Anyway – I underwent surgery on February 13, 2019 to have my Humpty Dumpty knee put back together yet again. When I awoke from anesthesia 22 years earlier, almost immediately I experienced tremendous pain, and then severe nausea from any pain medication given to me. I don’t know if the pain or the nausea was worse. This time, though, I felt absolutely no pain upon awakening, because I felt nothing in my leg. A femoral nerve catheter had been placed by the anesthesiologist, effectively putting my leg to sleep. It was a surreal, bizarre feeling to have lost all sensation and movement in a limb essential for walking. For three days, I felt humbled every time I could not get myself onto a commode or could not shower or bathe without substantial assistance. I could not perform my activities of daily living (“ADLs,” we call them in the stroke and rehab world).

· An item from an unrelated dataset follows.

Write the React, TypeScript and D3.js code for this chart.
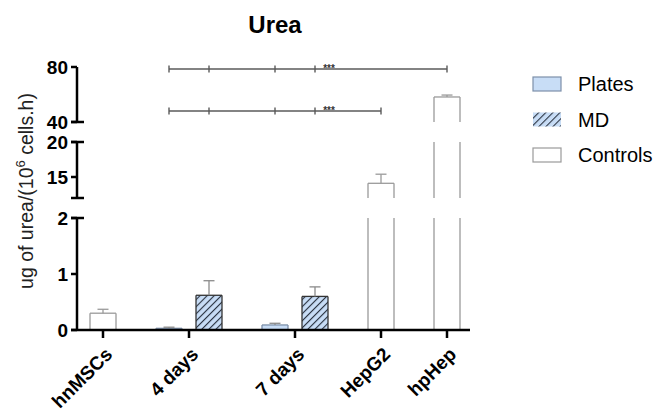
import * as d3 from 'd3';

const categories = ['hnMSCs', '4 days', '7 days', 'HepG2', 'hpHep'];
const seriesNames = ['Plates', 'MD', 'Controls'];

// values per category (null = no bar)
const platesValues = [null, 0.03, 0.09, null, null];
const platesErrors = [null, 0.02, 0.03, null, null];
const mdValues = [null, 0.62, 0.6, null, null];
const mdErrors = [null, 0.26, 0.17, null, null];
const controlsValues = [0.3, null, null, 14.1, 58.2];
const controlsErrors = [0.07, null, null, 1.3, 1.4];

// broken y-axis segments
const segDomains = [[0, 2], [12, 20], [40, 80]];
const segTicks = [[0, 1, 2], [15, 20], [40, 80]];

// significance lines: bars joined and their height
const sigLevels = [78.5, 48];
const sigEnds = ['hpHep', 'HepG2'];
const sigLabel = '***';

const W = 659;
const H = 410;
const font = "'Liberation Sans', Arial, Helvetica, sans-serif";

const axisX = 77;
const axisEnd = 470;
const segRanges = [[330, 218], [198, 142], [122, 67]];
const segScales = segDomains.map((d, i) => d3.scaleLinear().domain(d).range(segRanges[i]));
const baseY = segRanges[0][0];

const barW = 26;
const innerGap = 14;
const groupGap = 40;

const styles: Record<string, { fill: string; stroke: string; err: string }> = {
  Plates: { fill: '#c8ddf6', stroke: '#7d90aa', err: '#8a8a8a' },
  MD: { fill: 'url(#hatch)', stroke: '#333', err: '#8a8a8a' },
  Controls: { fill: '#fff', stroke: '#9a9a9a', err: '#9a9a9a' },
};

type Bar = { cat: string; series: string; value: number; err: number; x: number };

function buildBars() {
  const all = [platesValues, mdValues, controlsValues];
  const errs = [platesErrors, mdErrors, controlsErrors];
  const bars: Bar[] = [];
  const centers: number[] = [];
  let x = axisX + 13;
  categories.forEach((c, ci) => {
    const inCat = seriesNames.map((s, si) => ({ s, v: all[si][ci], e: errs[si][ci] })).filter(d => d.v != null);
    const gw = inCat.length * barW + (inCat.length - 1) * innerGap;
    centers.push(x + gw / 2);
    inCat.forEach((d, k) => {
      bars.push({ cat: c, series: d.s, value: d.v as number, err: d.e as number, x: x + k * (barW + innerGap) });
    });
    x += gw + groupGap;
  });
  return { bars, centers };
}

function segOf(v: number) {
  for (let i = segDomains.length - 1; i >= 0; i--) if (v >= segDomains[i][0]) return i;
  return 0;
}

export default function App() {
  const { bars, centers } = buildBars();
  const sigStarts = bars.filter(b => b.series !== 'Controls');

  return (
    <svg width={W} height={H} style={{ position: 'absolute', left: 0, top: 0, background: '#fff' }} fontFamily={font}>
      <defs>
        <pattern id="hatch" patternUnits="userSpaceOnUse" width="5" height="5" patternTransform="rotate(45)">
          <rect width="5" height="5" fill="#c8ddf6" />
          <line x1="0" y1="0" x2="0" y2="5" stroke="#2b3442" strokeWidth="2.2" />
        </pattern>
      </defs>

      <text x={275} y={33} textAnchor="middle" fontSize={24} fontWeight="bold">Urea</text>

      {/* bars */}
      {bars.map((b, i) => {
        const st = styles[b.series];
        const top = segOf(b.value);
        const parts = segDomains.slice(0, top + 1).map((d, si) => {
          const sc = segScales[si];
          const y0 = sc(d[0]);
          const y1 = sc(Math.min(b.value, d[1]));
          return (
            <g key={si}>
              <rect x={b.x} y={y1} width={barW} height={y0 - y1} fill={st.fill} stroke="none" />
              <line x1={b.x} x2={b.x} y1={y0} y2={y1} stroke={st.stroke} strokeWidth={1.3} />
              <line x1={b.x + barW} x2={b.x + barW} y1={y0} y2={y1} stroke={st.stroke} strokeWidth={1.3} />
              {si === top && <line x1={b.x} x2={b.x + barW} y1={y1} y2={y1} stroke={st.stroke} strokeWidth={1.3} />}
            </g>
          );
        });
        const sc = segScales[top];
        const cx = b.x + barW / 2;
        return (
          <g key={i}>
            {parts}
            <line x1={cx} x2={cx} y1={sc(b.value)} y2={sc(b.value + b.err)} stroke={st.err} strokeWidth={1.3} />
            <line x1={cx - 5.5} x2={cx + 5.5} y1={sc(b.value + b.err)} y2={sc(b.value + b.err)} stroke={st.err} strokeWidth={1.3} />
          </g>
        );
      })}

      {/* significance lines */}
      {sigLevels.map((lv, li) => {
        const y = segScales[2](lv);
        const end = bars.find(b => b.cat === sigEnds[li])!;
        const xs = sigStarts.map(b => b.x + barW / 2).concat([end.x + barW / 2]);
        const x0 = d3.min(xs)!;
        const x1 = d3.max(xs)!;
        const last = sigStarts[sigStarts.length - 1].x + barW / 2;
        return (
          <g key={li} stroke="#5a5a5a" strokeWidth={1.4}>
            <line x1={x0} x2={x1} y1={y} y2={y} />
            {xs.map((x, k) => <line key={k} x1={x} x2={x} y1={y - 3.5} y2={y + 3.5} />)}
            <text x={last + 14} y={y + 3} textAnchor="middle" fontSize={10} fontWeight="bold" stroke="none" fill="#333">{sigLabel}</text>
          </g>
        );
      })}

      {/* y axis segments */}
      {segScales.map((sc, si) => {
        const [r0, r1] = segRanges[si];
        return (
          <g key={si}>
            <line x1={axisX} x2={axisX} y1={r0} y2={r1} stroke="#000" strokeWidth={2.5} />
            {si > 0 && <line x1={axisX - 6} x2={axisX + 7} y1={r0} y2={r0} stroke="#000" strokeWidth={2.5} />}
            {si < segScales.length - 1 && <line x1={axisX - 6} x2={axisX + 7} y1={r1} y2={r1} stroke="#000" strokeWidth={2.5} />}
            {segTicks[si].map(t => (
              <g key={t}>
                <line x1={axisX - 6} x2={axisX} y1={sc(t)} y2={sc(t)} stroke="#000" strokeWidth={2.5} />
                <text x={axisX - 9} y={sc(t) + 7} textAnchor="end" fontSize={19} fontWeight="bold">{t}</text>
              </g>
            ))}
          </g>
        );
      })}

      {/* x axis */}
      <line x1={axisX - 6} x2={axisEnd} y1={baseY} y2={baseY} stroke="#000" strokeWidth={2.5} />
      {categories.map((c, i) => (
        <g key={c}>
          <line x1={centers[i]} x2={centers[i]} y1={baseY} y2={baseY + 8} stroke="#000" strokeWidth={2.5} />
          <text transform={`translate(${centers[i] + 1},${baseY + 16}) rotate(-45)`} textAnchor="end" fontSize={19} fontWeight="bold" dy="0.71em">{c}</text>
        </g>
      ))}

      {/* y label */}
      <text transform={`translate(33,191) rotate(-90)`} textAnchor="middle" fontSize={19.5} fill="#222">
        ug of urea/(10<tspan dy={-8} fontSize={13}>6</tspan><tspan dy={8}> cells.h)</tspan>
      </text>

      {/* legend */}
      {seriesNames.map((s, i) => {
        const cy = 84 + i * 35.5;
        const st = styles[s];
        return (
          <g key={s}>
            <rect x={533} y={cy - 7} width={28} height={14} fill={st.fill} stroke={s === 'MD' ? 'none' : st.stroke} strokeWidth={1.2} />
            <text x={578} y={cy + 7} fontSize={20}>{s}</text>
          </g>
        );
      })}
    </svg>
  );
}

This loss of autonomy and independence sent me into a deeply reflective state as I recognized what my patients who have survived their strokes experience. I had the great privilege of knowing that once the nerve catheter was removed I would regain movement and sensation in my leg. Stroke survivors lack that guarantee. Some of it may return, or it may not. I had confidence that in the coming days/weeks I would be bathing, toileting, and getting around independently, that this was a temporary inconvenience. Stroke survivors lack that confidence. While my fiancé was a wonderful source of support in caring for me, being so dependent on another person when independence has been a given is frustrating. I felt guilty for being an imposition to him, even though he assured me he didn’t see it that way. How guilt-ridden so many stroke survivors must feel when they are in that position, potentially for years or even decades.
Fortunately, none of the worst-case-scenarios happened. Dr. Jonathan Riboh performed my surgery at Duke, and there were no wound infections, misplaced hardware, and no strokes while under anesthesia. This past week he gave me my clearance to start running again, and as I felt repaired knee carry me reliably during my run this morning, deep gratitude filled me to the brim. My knee seems to be in fantastic shape, perhaps even more stable than it was before my beach mishap! Thank you, Dr. Riboh.
Dr. Michael Kent, my anesthesiologist, not only ensured that I did not awaken during surgery, but that I woke up after surgery in good shape, and that I did not endure the excrutiating pain that had made me so miserable 22 years earlier. His placement of the nerve catheter also gave me a lesson in stroke awareness that, despite spending my days evaluating and treating stroke patients, had its own uniqueness to it. Thank you, Dr. Kent.
How often does a physician get to walk in the shoes of her patients temporarily, to feel what it truly is like to lose use of a limb? I recognize that I did not experience trouble swallowing, neuropathic pain, the loss of my dominant hand, the ability to speak, or any number of other disabling deficits that so many stroke patients face. But I remain grateful for the experience all the same.
May is Stroke Awareness Month. I encourage stroke survivors who feel comfortable doing so to share their stories as a way to raise awareness in their communities. Stroke is number one cause of long term disability in the United States and the fifth leading cause of death. We have highly effective therapies for treating strokes when we are able to treat patients early, before the brain has been significantly and irreversibly injured. The later a patient arrives at the emergency department, the less likely it is that his or her stroke can be treated. Awareness that symptoms such as a facial droop, difficulty speaking, slurred speech, and loss of movements/strength in an arm and/or leg could mean a stroke is occurring often makes the difference between calling 911 and staying at home to wait it out.